Added support for the Speaker-Listener Label Propagation algorithm via the command gds.sllpa.

Changed

Application creates five own compute pools from which consumer selects one to run on.
Application creates own query warehouse, which consumer configures according to their requirements.
Application requires grants for CREATE COMPUTE POOL and CREATE WAREHOUSE privileges.

Fixed

Various documentation fixes.

0.2.12

Added

Changed

gds.indirect_exposure now computes exposure, hop, parent and root for each node.
- This can be defined in the configuration using 'mutateProperties': { 'exposure': '<key>', 'hop': '<key>', 'parent': '<key>', 'root': '<key>' }.
- The algorithm currently only supports max aggregation, the exposureReducer config has been removed.

Fixed

0.2.11

Added

Changed

Fixed

0.2.10

Added

gds.indirect_exposure allows specifying an exposureReducer function to aggregate the exposure of multiple neighbors.
- The default exposureReducer function is SUM, possible values are SUM, and MAX.

Changed

Fixed

0.2.9

Added

Added gds.indirect_exposure algorithm for risk analysis.
Post upgrade, calling gds.create_session will explicitly drop and re-create the service.

Changed

Fixed

0.2.8

Added

Added support for node id ranges that use the full BIGINT range.

Fixed

Fixed sizing of JVM heap memory for GDS service.

0.2.7

Added

GDS gets the calling Snowflake user’s username
- to project, list and drop graphs per user
- to run algorithms on users own graphs
GDS gets the calling Snowflake user’s current role
- to set admin privileges if the current role has the application role APP_ADMIN
Support semi-structured ARRAY type for node property projections.
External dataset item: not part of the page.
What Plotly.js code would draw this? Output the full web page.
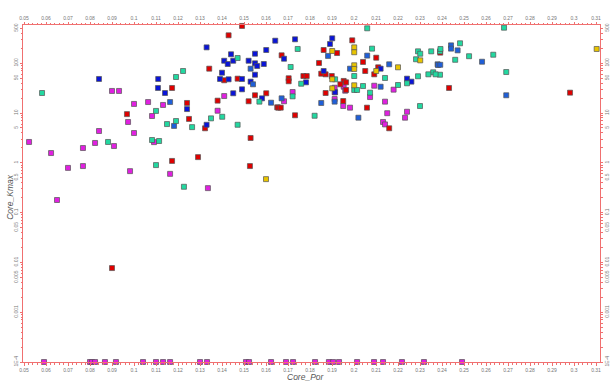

Element types can be BIGINT or DOUBLE.
gds.write_nodeproperties_to_table and gds.write_relationships_to_table
- Both functions upload data to an app-internal stage and then copy the data into the specified consumer table.
gds.write_nodeproperties_to_stage and gds.write_relationships_to_stage
- Both functions upload data to a consumer-defined stage for further processing.
gds.write_nodeproperties_to_table supports writing semi-structured ARRAY type
- Element types can be BIGINT or DOUBLE
gds.graph_project supports setting an orientation for relationships
- possible values are NATURAL (default), UNDIRECTED and REVERSED

Changed

Renamed to "Neo4j Graph Data Science" (and long form "Neo4j Graph Data Science \<version>" in text).
write_nodeproperties and write_relationships parameter outputTable changed to table
write_nodeproperties and write_relationships are now aliases
- write_nodeproperties is an alias for write_nodeproperties_to_table
- write_relationships is an alias for write_relationships_to_table
Automatic eviction of GDS operation results (graph project, algorithms):
- Results can be accessed via the gds.result_list and gds.result functions.
- When an operation finishes, the result is kept for 2 more hours before it gets evicted.

0.2.6

Changed

Use snowpark-sdk for schema operations.

0.2.5

Fixed

Made sure that relationship property shows up in in-memory graph.
write_relationships now correctly writes relationships to the table.

0.2.4

Changed

graph_project, write_nodeproperties, and write_relationships use snowflake-jdbc driver instead of snowpark-sdk.